_Supplied data_
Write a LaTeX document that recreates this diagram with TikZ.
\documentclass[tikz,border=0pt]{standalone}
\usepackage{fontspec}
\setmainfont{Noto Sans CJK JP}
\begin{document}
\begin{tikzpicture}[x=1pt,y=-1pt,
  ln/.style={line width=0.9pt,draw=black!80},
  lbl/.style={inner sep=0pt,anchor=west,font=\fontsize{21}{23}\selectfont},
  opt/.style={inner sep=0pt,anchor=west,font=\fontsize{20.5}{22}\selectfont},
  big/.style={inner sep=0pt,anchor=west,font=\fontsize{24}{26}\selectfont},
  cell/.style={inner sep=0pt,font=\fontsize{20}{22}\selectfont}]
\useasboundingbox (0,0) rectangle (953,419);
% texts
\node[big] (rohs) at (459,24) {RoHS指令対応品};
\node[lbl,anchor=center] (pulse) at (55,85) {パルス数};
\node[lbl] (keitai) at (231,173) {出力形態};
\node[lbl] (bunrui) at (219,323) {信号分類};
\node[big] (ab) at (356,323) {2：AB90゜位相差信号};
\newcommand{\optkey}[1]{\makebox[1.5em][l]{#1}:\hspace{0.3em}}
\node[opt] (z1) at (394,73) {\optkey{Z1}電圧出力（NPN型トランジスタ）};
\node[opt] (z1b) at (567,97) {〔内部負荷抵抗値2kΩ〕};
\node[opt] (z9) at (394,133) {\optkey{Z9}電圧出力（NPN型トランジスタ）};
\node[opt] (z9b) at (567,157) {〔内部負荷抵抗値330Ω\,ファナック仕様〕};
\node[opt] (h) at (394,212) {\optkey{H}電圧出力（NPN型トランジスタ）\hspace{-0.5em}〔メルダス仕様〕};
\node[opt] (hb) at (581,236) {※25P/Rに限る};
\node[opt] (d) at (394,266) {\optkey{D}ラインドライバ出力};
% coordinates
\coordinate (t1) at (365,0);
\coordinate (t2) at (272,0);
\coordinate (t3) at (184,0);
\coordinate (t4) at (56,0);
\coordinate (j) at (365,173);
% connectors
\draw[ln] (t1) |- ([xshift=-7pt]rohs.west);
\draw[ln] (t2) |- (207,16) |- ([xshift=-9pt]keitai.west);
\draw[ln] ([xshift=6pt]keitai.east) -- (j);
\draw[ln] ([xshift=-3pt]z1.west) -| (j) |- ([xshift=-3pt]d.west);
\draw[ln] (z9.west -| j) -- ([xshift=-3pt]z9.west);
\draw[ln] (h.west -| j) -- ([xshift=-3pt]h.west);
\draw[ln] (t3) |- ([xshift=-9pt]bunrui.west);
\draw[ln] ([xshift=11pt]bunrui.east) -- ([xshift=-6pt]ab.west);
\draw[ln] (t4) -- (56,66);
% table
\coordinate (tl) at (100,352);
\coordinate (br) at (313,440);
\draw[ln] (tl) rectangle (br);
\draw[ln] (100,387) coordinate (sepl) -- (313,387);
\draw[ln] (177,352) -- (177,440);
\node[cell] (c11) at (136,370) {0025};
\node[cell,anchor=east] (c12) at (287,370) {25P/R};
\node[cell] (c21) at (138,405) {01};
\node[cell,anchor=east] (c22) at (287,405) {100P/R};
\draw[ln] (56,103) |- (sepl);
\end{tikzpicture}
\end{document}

--

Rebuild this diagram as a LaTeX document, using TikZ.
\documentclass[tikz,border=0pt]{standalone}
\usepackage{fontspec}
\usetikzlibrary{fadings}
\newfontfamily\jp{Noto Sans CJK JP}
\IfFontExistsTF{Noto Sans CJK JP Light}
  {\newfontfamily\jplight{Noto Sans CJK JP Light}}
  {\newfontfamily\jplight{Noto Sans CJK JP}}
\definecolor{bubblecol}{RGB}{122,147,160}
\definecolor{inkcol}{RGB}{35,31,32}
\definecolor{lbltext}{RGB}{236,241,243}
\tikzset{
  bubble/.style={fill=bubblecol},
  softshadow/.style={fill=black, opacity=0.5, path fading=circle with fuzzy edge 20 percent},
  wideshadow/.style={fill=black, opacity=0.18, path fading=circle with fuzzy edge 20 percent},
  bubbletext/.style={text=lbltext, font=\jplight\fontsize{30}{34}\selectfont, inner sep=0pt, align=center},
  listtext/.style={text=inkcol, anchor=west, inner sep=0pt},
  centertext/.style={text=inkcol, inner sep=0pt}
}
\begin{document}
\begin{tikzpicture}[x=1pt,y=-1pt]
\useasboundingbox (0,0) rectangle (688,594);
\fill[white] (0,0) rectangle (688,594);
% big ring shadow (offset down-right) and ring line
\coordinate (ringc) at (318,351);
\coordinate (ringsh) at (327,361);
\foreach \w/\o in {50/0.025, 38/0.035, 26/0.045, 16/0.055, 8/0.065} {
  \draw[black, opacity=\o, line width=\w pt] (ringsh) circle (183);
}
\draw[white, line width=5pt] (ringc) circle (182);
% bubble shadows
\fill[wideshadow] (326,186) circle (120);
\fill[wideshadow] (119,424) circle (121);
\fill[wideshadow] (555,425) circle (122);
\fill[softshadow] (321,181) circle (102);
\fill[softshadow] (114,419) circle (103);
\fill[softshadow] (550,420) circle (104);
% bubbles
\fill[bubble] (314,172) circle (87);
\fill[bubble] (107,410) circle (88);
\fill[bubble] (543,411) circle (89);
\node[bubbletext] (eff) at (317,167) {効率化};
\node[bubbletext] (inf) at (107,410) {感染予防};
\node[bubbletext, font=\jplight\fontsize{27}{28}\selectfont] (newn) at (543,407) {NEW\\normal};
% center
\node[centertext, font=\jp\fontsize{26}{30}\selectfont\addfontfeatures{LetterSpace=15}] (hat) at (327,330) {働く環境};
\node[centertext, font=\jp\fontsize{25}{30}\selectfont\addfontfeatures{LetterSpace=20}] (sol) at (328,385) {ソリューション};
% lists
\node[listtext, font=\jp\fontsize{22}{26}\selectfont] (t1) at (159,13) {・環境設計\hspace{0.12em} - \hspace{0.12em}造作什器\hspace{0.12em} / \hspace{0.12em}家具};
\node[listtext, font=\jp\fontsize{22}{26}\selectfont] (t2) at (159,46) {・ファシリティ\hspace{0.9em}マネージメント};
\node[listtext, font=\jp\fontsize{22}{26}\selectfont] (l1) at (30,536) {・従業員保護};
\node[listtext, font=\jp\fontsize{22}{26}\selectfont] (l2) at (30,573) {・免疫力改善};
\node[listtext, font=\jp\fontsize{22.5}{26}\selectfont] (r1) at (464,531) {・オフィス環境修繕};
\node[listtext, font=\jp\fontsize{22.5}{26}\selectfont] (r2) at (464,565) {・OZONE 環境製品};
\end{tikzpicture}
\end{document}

_What you need to do_
Locate and copy each line in the data above that includes the word "diagram".

_Reply to the task_
Write a LaTeX document that recreates this diagram with TikZ.
Rebuild this diagram as a LaTeX document, using TikZ.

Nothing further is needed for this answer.